§ **STORED DATA**:
+ + + + + + +

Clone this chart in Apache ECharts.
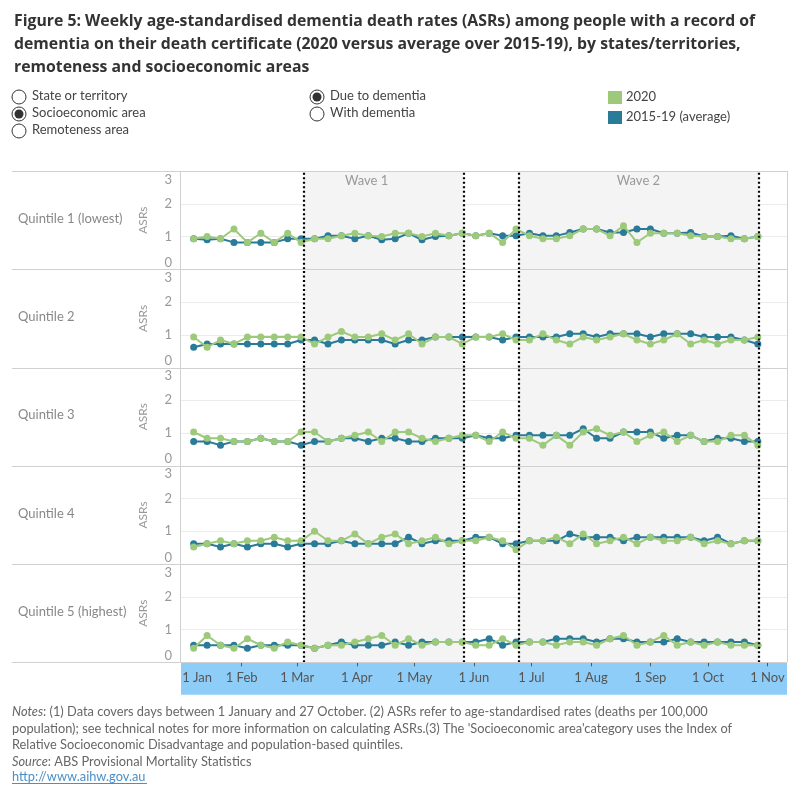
<!DOCTYPE html>
<html>
<head>
<meta charset="utf-8">
<script src="https://cdn.jsdelivr.net/npm/echarts@6/dist/echarts.min.js"></script>
<style>
  html, body { margin: 0; padding: 0; background: #fff; }
  #chart { width: 800px; height: 800px; }
</style>
</head>
<body>
<div id="chart"></div>
<script>
// day of year (1 Jan = 0) of each weekly point
const weekDays = [6, 13, 20, 27, 34, 41, 48, 55, 62, 69, 76, 83, 90, 97, 104, 111, 118, 125, 132, 139, 146,
  153, 160, 167, 174, 181, 188, 195, 202, 209, 216, 223, 230, 237, 244, 251, 258, 265, 272, 279, 286, 293, 300];

const monthDays = [0, 31, 60, 91, 121, 152, 182, 213, 244, 274, 305];
const monthLabels = ["1 Jan", "1 Feb", "1 Mar", "1 Apr", "1 May", "1 Jun", "1 Jul", "1 Aug", "1 Sep", "1 Oct", "1 Nov"];

const rowNames = ["Quintile 1 (lowest)", "Quintile 2", "Quintile 3", "Quintile 4", "Quintile 5 (highest)"];

// wave periods (day of year) and dotted boundaries
const waves = [["Wave 1", 63.5, 146.5], ["Wave 2", 175.3, 300.3]];
const waveLines = [63.5, 146.5, 175.3, 300.3];

const q1_2020 = [0.93, 1.0, 0.93, 1.23, 0.82, 1.1, 0.82, 1.1, 0.82, 0.93, 0.93, 1.02, 1.1, 1.02, 1.0, 1.1,
  1.1, 1.0, 1.1, 1.02, 1.1, 1.02, 1.1, 0.82, 1.23, 1.02, 0.93, 0.93, 1.02, 1.23, 1.23, 1.02, 1.33, 0.82, 1.1, 1.1, 1.1, 1.02, 1.0, 1.0, 0.93, 0.93, 1.0];
const q1_avg = [0.93, 0.9, 0.93, 0.82, 0.82, 0.82, 0.82, 0.93, 0.93, 0.93, 1.02, 1.02, 0.93, 1.02, 0.9, 0.93,
  1.1, 0.9, 1.0, 1.02, 1.1, 1.02, 1.1, 1.02, 1.02, 1.1, 1.02, 1.02, 1.12, 1.23, 1.23, 1.12, 1.12, 1.23, 1.23, 1.1, 1.1, 1.12, 1.0, 1.0, 1.02, 0.93, 1.0];

const q2_2020 = [0.93, 0.62, 0.84, 0.72, 0.93, 0.93, 0.93, 0.93, 0.93, 0.72, 0.93, 1.1, 0.93, 0.93, 1.03, 0.84,
  1.03, 0.72, 0.93, 0.93, 0.72, 0.93, 0.93, 1.03, 0.84, 0.84, 1.03, 0.84, 0.72, 0.93, 0.84, 0.93, 1.03, 0.84, 0.72, 0.84, 1.03, 0.72, 0.84, 0.72, 0.84, 0.84, 0.93];
const q2_avg = [0.62, 0.72, 0.72, 0.72, 0.72, 0.72, 0.72, 0.72, 0.84, 0.84, 0.72, 0.84, 0.84, 0.84, 0.84, 0.72,
  0.84, 0.84, 0.93, 0.93, 0.93, 0.93, 0.93, 0.84, 0.93, 0.93, 0.93, 0.93, 1.03, 1.03, 0.93, 1.03, 1.03, 1.03, 0.93, 1.03, 1.03, 1.03, 0.93, 0.93, 0.93, 0.84, 0.72];

const q3_2020 = [1.03, 0.84, 0.84, 0.74, 0.74, 0.84, 0.74, 0.74, 1.03, 1.03, 0.74, 0.84, 0.93, 1.03, 0.74, 1.03,
  1.03, 0.84, 0.74, 0.84, 0.93, 0.93, 0.74, 1.03, 0.84, 0.84, 0.63, 0.93, 0.63, 1.03, 1.13, 0.93, 1.03, 0.74, 0.93, 1.03, 0.74, 0.93, 0.74, 0.74, 0.93, 0.93, 0.63];
const q3_avg = [0.74, 0.74, 0.63, 0.74, 0.74, 0.84, 0.74, 0.74, 0.63, 0.74, 0.74, 0.84, 0.84, 0.74, 0.84, 0.84,
  0.74, 0.74, 0.84, 0.84, 0.84, 0.93, 0.84, 0.84, 0.93, 0.93, 0.93, 0.93, 0.93, 1.13, 0.84, 0.84, 1.03, 1.03, 1.03, 0.84, 0.93, 0.93, 0.74, 0.84, 0.84, 0.74, 0.74];

const q4_2020 = [0.52, 0.62, 0.71, 0.62, 0.71, 0.71, 0.82, 0.71, 0.71, 1.0, 0.71, 0.71, 0.92, 0.62, 0.82, 0.92,
  0.62, 0.71, 0.82, 0.62, 0.71, 0.71, 0.82, 0.71, 0.44, 0.71, 0.71, 0.82, 0.62, 0.92, 0.62, 0.71, 0.82, 0.62, 0.82, 0.71, 0.71, 0.82, 0.62, 0.71, 0.62, 0.71, 0.71];
const q4_avg = [0.62, 0.62, 0.52, 0.62, 0.52, 0.62, 0.62, 0.52, 0.62, 0.62, 0.62, 0.71, 0.62, 0.62, 0.62, 0.62,
  0.82, 0.62, 0.71, 0.71, 0.71, 0.82, 0.82, 0.62, 0.62, 0.71, 0.71, 0.71, 0.92, 0.82, 0.82, 0.82, 0.71, 0.82, 0.82, 0.82, 0.82, 0.82, 0.71, 0.82, 0.62, 0.71, 0.71];

const q5_2020 = [0.43, 0.82, 0.52, 0.43, 0.72, 0.52, 0.43, 0.62, 0.52, 0.43, 0.52, 0.52, 0.62, 0.72, 0.82, 0.52,
  0.72, 0.52, 0.62, 0.62, 0.62, 0.52, 0.52, 0.72, 0.52, 0.62, 0.62, 0.52, 0.62, 0.62, 0.52, 0.72, 0.82, 0.52, 0.62, 0.82, 0.52, 0.62, 0.52, 0.62, 0.52, 0.52, 0.52];
const q5_avg = [0.52, 0.52, 0.52, 0.52, 0.43, 0.52, 0.52, 0.52, 0.52, 0.43, 0.52, 0.62, 0.52, 0.52, 0.52, 0.62,
  0.52, 0.62, 0.62, 0.62, 0.62, 0.62, 0.72, 0.52, 0.62, 0.62, 0.62, 0.72, 0.72, 0.72, 0.62, 0.72, 0.72, 0.62, 0.62, 0.62, 0.72, 0.62, 0.62, 0.62, 0.62, 0.62, 0.52];

const rows2020 = [q1_2020, q2_2020, q3_2020, q4_2020, q5_2020];
const rowsAvg = [q1_avg, q2_avg, q3_avg, q4_avg, q5_avg];

const GREEN = "#9dc97b";
const BLUE = "#2a7b98";
const FONT = "Lato";

const chart = echarts.init(document.getElementById("chart"));

const plotLeft = 181, plotRight = 787, plotTop = 171, rowH = 98.26;
const grids = [], xAxes = [], yAxes = [], series = [], graphic = [];

rowNames.forEach((name, k) => {
  const top = plotTop + k * rowH;
  const last = k === rowNames.length - 1;
  grids.push({ left: plotLeft, top: top, width: plotRight - plotLeft, height: rowH });

  xAxes.push({
    type: "value",
    gridIndex: k,
    min: -0.6,
    max: 315.2,
    z: 5,
    axisLine: { show: false },
    splitLine: { show: false },
    axisTick: {
      show: last,
      customValues: monthDays.slice(1),
      length: 4,
      lineStyle: { color: "#555" },
    },
    axisLabel: {
      show: last,
      customValues: monthDays,
      formatter: (v) => monthLabels[monthDays.indexOf(v)],
      alignMinLabel: "left",
      margin: 9,
      color: "#555",
      fontFamily: FONT,
      fontSize: 13,
    },
  });

  yAxes.push({
    type: "value",
    gridIndex: k,
    min: 0,
    max: 3,
    interval: 1,
    name: "ASRs",
    nameLocation: "middle",
    nameGap: 32,
    nameTextStyle: { color: "#999", fontFamily: FONT, fontSize: 12 },
    axisLine: { show: false },
    axisTick: { show: false },
    axisLabel: {
      color: "#999",
      fontFamily: FONT,
      fontSize: 13,
      margin: 9,
      verticalAlignMinLabel: "bottom",
      verticalAlignMaxLabel: "top",
      padding: [2, 0, 0, 0],
    },
    splitLine: {
      lineStyle: { color: ["transparent", "#ececec", "#ececec", "transparent"] },
    },
  });

  series.push({
    name: "2015-19 (average)",
    type: "line",
    xAxisIndex: k,
    yAxisIndex: k,
    data: weekDays.map((d, i) => [d, rowsAvg[k][i]]),
    symbol: "circle",
    symbolSize: 7,
    color: BLUE,
    lineStyle: { width: 2, color: BLUE },
    z: 3,
    markArea: {
      silent: true,
      itemStyle: { color: "#f4f4f4" },
      label: {
        show: k === 0,
        position: "insideTop",
        distance: 3,
        color: "#999",
        fontFamily: FONT,
        fontSize: 13,
      },
      data: waves.map((w, j) => [
        { name: w[0], xAxis: w[1], label: { offset: [j === 0 ? -17 : 0, 0] } },
        { xAxis: w[2] },
      ]),
    },
    markLine: {
      silent: true,
      symbol: "none",
      label: { show: false },
      lineStyle: { color: "#000", type: [2, 2.5], width: 2.2 },
      data: waveLines.map((v) => ({ xAxis: v })),
    },
  });

  series.push({
    name: "2020",
    type: "line",
    xAxisIndex: k,
    yAxisIndex: k,
    data: weekDays.map((d, i) => [d, rows2020[k][i]]),
    symbol: "circle",
    symbolSize: 7,
    color: GREEN,
    lineStyle: { width: 2, color: GREEN },
    z: 4,
  });

  graphic.push({
    type: "text",
    left: 18,
    top: top + rowH / 2 - 8,
    style: { text: name, fill: "#888", font: "13px " + FONT },
  });
});

// panel separators and borders
for (let k = 0; k <= rowNames.length; k++) {
  const y = Math.round(plotTop + k * rowH) + 0.5;
  graphic.push({
    type: "line",
    shape: { x1: 12, y1: y, x2: plotRight, y2: y },
    style: { stroke: "#d0d0d0", lineWidth: 1 },
    z: 10,
  });
}
[plotLeft - 0.5, plotRight + 0.5].forEach((x) => {
  graphic.push({
    type: "line",
    shape: { x1: x, y1: plotTop, x2: x, y2: plotTop + 5 * rowH },
    style: { stroke: "#d0d0d0", lineWidth: 1 },
    z: 10,
  });
});

// blue date band
graphic.push({
  type: "rect",
  shape: { x: plotLeft, y: plotTop + 5 * rowH + 0.5, width: plotRight - plotLeft, height: 32 },
  style: { fill: "#8fcdf9" },
  z: -1,
});

// title
graphic.push({
  type: "text",
  left: 14,
  top: 10,
  style: {
    text: "Figure 5: Weekly age-standardised dementia death rates (ASRs) among people with a record of\n" +
      "dementia on their death certificate (2020 versus average over 2015-19), by states/territories,\n" +
      "remoteness and socioeconomic areas",
    fill: "#333",
    font: "bold 15.8px 'Open Sans'",
    lineHeight: 23,
  },
});

// filter controls (radio buttons)
const radios = [
  ["State or territory", 19, 97, false],
  ["Socioeconomic area", 19, 114, true],
  ["Remoteness area", 19, 131, false],
  ["Due to dementia", 317, 97, true],
  ["With dementia", 317, 114, false],
];
radios.forEach(([label, x, y, on]) => {
  graphic.push({ type: "circle", shape: { cx: x, cy: y, r: 7 }, style: { fill: "#fff", stroke: "#333", lineWidth: 1 } });
  if (on) graphic.push({ type: "circle", shape: { cx: x, cy: y, r: 4.5 }, style: { fill: "#333" } });
  graphic.push({ type: "text", left: x + 13, top: y - 8, style: { text: label, fill: "#444", font: "13px " + FONT } });
});

// legend
[["2020", GREEN, 98], ["2015-19 (average)", BLUE, 118]].forEach(([label, c, y]) => {
  graphic.push({ type: "rect", shape: { x: 608, y: y - 7, width: 14, height: 13 }, style: { fill: c } });
  graphic.push({ type: "text", left: 626, top: y - 8, style: { text: label, fill: "#444", font: "13px " + FONT } });
});

// notes
graphic.push({
  type: "text",
  left: 12,
  top: 704,
  style: {
    text: "{i|Notes}: (1) Data covers days between 1 January and 27 October. (2) ASRs refer to age-standardised rates (deaths per 100,000\n" +
      "population); see technical notes for more information on calculating ASRs.(3) The 'Socioeconomic area'category uses the Index of\n" +
      "Relative Socioeconomic Disadvantage and population-based quintiles.\n" +
      "{i|Source}: ABS Provisional Mortality Statistics",
    fill: "#666",
    font: "12.8px " + FONT,
    lineHeight: 16.5,
    rich: { i: { fontStyle: "italic", fontFamily: FONT, fontSize: 12.8, fill: "#666" } },
  },
});
graphic.push({
  type: "text",
  left: 12,
  top: 770,
  style: { text: "http://www.aihw.gov.au", fill: "#4a8fc7", font: "12.8px " + FONT },
});
graphic.push({
  type: "line",
  shape: { x1: 12, y1: 783.5, x2: 147, y2: 783.5 },
  style: { stroke: "#4a8fc7", lineWidth: 1 },
});

chart.setOption({
  animation: false,
  grid: grids,
  xAxis: xAxes,
  yAxis: yAxes,
  series: series,
  graphic: graphic,
});
</script>
</body>
</html>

+ + + + + + +

§ **INSTRUCTION**: Leave the pictures out and reproduce exactly the lines from the top of the listing above through the line with "const waveLines = [63.5, 146.5, 175.3, 300.3];".

§ **SOLUTION**:
Clone this chart in Apache ECharts.
<!DOCTYPE html>
<html>
<head>
<meta charset="utf-8">
<script src="https://cdn.jsdelivr.net/npm/echarts@6/dist/echarts.min.js"></script>
<style>
  html, body { margin: 0; padding: 0; background: #fff; }
  #chart { width: 800px; height: 800px; }
</style>
</head>
<body>
<div id="chart"></div>
<script>
// day of year (1 Jan = 0) of each weekly point
const weekDays = [6, 13, 20, 27, 34, 41, 48, 55, 62, 69, 76, 83, 90, 97, 104, 111, 118, 125, 132, 139, 146,
  153, 160, 167, 174, 181, 188, 195, 202, 209, 216, 223, 230, 237, 244, 251, 258, 265, 272, 279, 286, 293, 300];

const monthDays = [0, 31, 60, 91, 121, 152, 182, 213, 244, 274, 305];
const monthLabels = ["1 Jan", "1 Feb", "1 Mar", "1 Apr", "1 May", "1 Jun", "1 Jul", "1 Aug", "1 Sep", "1 Oct", "1 Nov"];

const rowNames = ["Quintile 1 (lowest)", "Quintile 2", "Quintile 3", "Quintile 4", "Quintile 5 (highest)"];

// wave periods (day of year) and dotted boundaries
const waves = [["Wave 1", 63.5, 146.5], ["Wave 2", 175.3, 300.3]];
const waveLines = [63.5, 146.5, 175.3, 300.3];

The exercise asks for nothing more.